The request :: Print word for word the first line of the listing below and every line after it, through the line with "const X_TICKS = [0, 5, 10, 15, 20];". Leave out the pictures and the rest.

Source excerpt ::
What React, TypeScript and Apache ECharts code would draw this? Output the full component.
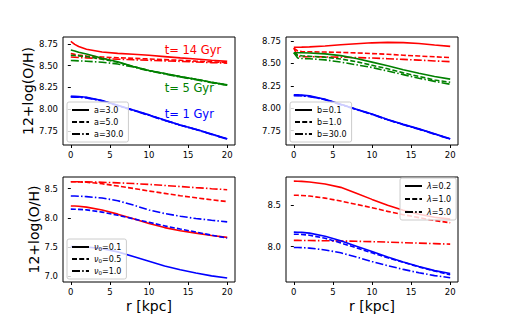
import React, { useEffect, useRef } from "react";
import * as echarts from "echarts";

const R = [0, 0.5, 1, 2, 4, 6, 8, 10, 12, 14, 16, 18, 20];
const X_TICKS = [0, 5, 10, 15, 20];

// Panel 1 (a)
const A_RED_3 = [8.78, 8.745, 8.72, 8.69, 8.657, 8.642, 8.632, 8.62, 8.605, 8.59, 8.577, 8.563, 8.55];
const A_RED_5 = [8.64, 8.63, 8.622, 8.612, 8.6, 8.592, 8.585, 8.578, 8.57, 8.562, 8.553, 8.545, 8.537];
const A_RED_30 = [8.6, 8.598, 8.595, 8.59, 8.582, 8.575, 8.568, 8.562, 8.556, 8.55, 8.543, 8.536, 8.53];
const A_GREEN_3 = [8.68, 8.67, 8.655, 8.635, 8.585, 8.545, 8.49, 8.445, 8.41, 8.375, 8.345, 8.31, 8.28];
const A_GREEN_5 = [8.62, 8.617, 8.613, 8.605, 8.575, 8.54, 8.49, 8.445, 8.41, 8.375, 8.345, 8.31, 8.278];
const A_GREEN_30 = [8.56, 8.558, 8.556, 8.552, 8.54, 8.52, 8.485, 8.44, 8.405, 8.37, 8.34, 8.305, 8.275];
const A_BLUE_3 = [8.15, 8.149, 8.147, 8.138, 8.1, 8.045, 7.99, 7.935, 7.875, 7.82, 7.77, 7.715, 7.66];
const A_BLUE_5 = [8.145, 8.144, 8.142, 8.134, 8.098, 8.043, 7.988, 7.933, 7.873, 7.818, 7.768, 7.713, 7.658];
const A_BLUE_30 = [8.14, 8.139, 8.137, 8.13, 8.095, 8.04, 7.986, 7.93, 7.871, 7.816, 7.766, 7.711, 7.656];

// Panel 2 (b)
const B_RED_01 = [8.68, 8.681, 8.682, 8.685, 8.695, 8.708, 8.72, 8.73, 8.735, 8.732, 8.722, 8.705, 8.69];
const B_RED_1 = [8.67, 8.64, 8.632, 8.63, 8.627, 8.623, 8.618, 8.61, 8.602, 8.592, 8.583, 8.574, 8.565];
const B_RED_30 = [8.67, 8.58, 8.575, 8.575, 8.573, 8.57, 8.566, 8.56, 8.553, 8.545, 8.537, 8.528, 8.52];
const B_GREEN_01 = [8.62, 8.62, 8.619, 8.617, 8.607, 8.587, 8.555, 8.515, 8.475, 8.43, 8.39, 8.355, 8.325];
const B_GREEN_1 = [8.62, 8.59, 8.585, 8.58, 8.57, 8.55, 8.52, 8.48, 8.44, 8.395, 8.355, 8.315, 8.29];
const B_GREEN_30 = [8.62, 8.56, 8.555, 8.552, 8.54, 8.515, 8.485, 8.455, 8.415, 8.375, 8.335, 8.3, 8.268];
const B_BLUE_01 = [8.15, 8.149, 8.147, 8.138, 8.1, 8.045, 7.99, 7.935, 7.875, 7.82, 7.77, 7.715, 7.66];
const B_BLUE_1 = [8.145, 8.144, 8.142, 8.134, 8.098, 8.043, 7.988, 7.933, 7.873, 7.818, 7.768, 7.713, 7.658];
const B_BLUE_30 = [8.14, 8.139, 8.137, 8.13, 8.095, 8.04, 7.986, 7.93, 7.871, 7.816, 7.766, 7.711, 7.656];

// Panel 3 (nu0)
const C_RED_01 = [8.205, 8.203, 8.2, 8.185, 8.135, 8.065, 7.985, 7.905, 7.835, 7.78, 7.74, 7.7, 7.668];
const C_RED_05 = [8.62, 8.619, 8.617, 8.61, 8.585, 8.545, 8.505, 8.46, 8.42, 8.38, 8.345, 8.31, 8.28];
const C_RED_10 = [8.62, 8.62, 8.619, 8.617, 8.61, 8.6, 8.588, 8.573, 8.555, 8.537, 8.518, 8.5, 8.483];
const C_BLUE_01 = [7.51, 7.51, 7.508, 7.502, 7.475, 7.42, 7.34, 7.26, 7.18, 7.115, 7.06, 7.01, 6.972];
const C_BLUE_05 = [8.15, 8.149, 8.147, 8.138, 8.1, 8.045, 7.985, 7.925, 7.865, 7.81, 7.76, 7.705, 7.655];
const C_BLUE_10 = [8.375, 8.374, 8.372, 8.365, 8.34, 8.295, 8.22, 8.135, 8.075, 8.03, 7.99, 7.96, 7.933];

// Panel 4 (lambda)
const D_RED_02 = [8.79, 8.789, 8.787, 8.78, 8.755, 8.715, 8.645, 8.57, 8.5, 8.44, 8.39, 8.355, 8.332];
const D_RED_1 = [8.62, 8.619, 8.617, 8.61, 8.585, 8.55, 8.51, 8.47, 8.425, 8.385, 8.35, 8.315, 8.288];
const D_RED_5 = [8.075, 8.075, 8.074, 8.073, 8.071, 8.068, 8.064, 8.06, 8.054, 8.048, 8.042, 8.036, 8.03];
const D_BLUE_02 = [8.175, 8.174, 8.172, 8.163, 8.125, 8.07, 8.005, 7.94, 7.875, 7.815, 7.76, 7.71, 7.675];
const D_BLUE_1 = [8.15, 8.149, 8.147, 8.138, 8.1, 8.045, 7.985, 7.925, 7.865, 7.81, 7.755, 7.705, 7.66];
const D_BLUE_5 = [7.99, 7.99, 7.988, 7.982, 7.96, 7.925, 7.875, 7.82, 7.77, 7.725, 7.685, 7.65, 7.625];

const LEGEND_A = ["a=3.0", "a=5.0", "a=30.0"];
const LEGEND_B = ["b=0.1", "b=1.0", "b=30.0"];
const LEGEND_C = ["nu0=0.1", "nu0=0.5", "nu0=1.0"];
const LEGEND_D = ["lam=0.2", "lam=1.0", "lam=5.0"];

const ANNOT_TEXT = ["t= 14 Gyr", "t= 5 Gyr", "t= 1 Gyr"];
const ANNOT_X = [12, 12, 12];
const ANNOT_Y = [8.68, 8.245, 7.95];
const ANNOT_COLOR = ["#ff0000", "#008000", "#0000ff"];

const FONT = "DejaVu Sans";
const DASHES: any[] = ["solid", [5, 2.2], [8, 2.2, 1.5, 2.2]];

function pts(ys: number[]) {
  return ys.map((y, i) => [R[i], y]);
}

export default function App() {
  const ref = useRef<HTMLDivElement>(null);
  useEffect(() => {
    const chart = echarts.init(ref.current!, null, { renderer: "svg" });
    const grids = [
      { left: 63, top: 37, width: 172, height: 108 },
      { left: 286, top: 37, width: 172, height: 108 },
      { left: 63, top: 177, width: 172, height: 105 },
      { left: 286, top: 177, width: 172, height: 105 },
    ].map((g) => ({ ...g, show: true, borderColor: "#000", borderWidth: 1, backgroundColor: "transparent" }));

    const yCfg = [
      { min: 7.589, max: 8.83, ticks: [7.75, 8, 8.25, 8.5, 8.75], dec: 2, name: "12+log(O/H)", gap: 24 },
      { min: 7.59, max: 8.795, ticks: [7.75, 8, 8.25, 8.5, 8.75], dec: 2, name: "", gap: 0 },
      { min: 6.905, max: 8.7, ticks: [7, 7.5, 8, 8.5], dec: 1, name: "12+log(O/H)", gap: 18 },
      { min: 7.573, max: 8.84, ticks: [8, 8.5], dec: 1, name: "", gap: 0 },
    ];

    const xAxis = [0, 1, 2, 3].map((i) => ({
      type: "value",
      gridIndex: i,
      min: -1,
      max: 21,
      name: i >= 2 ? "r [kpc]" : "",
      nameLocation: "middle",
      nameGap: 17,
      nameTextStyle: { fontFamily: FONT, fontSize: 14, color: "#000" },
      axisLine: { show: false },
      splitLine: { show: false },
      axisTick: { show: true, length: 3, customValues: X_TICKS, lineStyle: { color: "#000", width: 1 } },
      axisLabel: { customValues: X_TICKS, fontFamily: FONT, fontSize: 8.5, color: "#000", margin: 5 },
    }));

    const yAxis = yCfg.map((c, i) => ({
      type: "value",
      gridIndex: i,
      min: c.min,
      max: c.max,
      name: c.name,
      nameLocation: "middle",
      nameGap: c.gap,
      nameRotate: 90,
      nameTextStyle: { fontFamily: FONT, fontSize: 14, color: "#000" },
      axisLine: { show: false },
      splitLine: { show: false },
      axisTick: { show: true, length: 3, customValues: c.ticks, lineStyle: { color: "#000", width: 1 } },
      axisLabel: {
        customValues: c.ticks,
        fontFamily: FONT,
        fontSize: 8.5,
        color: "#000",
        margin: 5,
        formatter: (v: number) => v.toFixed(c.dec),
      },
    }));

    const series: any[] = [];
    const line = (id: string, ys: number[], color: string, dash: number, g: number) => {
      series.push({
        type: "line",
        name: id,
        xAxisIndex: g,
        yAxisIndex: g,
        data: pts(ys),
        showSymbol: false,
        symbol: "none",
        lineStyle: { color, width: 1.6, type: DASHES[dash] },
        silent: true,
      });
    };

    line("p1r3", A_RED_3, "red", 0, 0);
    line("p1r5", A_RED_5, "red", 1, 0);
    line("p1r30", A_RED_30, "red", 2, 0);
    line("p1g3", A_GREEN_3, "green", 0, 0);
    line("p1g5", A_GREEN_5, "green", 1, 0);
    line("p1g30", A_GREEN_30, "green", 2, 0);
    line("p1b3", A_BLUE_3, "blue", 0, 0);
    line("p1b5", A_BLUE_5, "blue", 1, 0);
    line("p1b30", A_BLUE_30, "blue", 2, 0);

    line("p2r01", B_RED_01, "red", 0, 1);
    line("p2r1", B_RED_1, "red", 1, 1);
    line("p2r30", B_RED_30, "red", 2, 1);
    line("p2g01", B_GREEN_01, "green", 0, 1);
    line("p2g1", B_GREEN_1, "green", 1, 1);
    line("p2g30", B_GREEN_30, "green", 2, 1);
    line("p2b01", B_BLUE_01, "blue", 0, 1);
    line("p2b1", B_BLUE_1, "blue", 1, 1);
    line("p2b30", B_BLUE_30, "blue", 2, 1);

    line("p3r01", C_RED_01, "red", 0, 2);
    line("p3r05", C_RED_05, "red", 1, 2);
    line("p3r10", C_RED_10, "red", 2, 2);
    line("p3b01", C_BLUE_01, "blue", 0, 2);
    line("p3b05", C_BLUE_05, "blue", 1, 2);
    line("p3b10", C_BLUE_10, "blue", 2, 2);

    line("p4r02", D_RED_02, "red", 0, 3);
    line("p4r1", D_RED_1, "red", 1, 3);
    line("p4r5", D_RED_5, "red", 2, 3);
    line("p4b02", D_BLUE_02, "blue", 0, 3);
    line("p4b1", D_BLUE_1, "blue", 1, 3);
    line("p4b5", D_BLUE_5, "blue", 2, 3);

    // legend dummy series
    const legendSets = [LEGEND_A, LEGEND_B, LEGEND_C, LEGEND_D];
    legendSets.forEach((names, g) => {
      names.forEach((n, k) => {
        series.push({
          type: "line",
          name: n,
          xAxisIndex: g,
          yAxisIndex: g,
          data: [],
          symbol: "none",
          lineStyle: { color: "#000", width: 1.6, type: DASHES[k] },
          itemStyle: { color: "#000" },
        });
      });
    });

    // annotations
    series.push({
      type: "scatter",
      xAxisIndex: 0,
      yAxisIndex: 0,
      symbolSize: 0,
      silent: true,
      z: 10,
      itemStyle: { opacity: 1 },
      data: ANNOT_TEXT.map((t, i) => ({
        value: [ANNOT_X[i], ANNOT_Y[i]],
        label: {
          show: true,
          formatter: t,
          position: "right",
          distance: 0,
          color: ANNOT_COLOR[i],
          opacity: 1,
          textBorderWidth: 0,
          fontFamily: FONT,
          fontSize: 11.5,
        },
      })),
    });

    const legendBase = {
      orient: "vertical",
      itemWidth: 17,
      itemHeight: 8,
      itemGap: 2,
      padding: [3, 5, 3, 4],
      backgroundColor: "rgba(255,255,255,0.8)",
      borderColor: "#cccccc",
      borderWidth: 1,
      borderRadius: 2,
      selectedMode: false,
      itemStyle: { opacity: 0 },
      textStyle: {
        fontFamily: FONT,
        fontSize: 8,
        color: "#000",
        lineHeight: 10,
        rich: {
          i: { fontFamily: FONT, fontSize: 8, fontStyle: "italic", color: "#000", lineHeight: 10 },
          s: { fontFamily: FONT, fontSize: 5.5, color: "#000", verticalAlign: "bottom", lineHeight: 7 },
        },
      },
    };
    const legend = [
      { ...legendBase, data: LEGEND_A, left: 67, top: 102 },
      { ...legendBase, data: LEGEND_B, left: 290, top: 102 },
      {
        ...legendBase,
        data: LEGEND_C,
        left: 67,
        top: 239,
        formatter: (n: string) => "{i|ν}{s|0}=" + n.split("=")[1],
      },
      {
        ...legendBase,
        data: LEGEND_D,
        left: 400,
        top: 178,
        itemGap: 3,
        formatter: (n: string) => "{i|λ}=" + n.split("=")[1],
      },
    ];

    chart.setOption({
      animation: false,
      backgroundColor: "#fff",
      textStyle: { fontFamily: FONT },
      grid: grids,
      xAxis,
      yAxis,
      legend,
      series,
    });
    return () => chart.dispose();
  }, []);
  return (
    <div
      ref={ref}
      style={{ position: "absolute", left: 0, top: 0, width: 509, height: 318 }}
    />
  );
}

In response ::
What React, TypeScript and Apache ECharts code would draw this? Output the full component.
import React, { useEffect, useRef } from "react";
import * as echarts from "echarts";

const R = [0, 0.5, 1, 2, 4, 6, 8, 10, 12, 14, 16, 18, 20];
const X_TICKS = [0, 5, 10, 15, 20];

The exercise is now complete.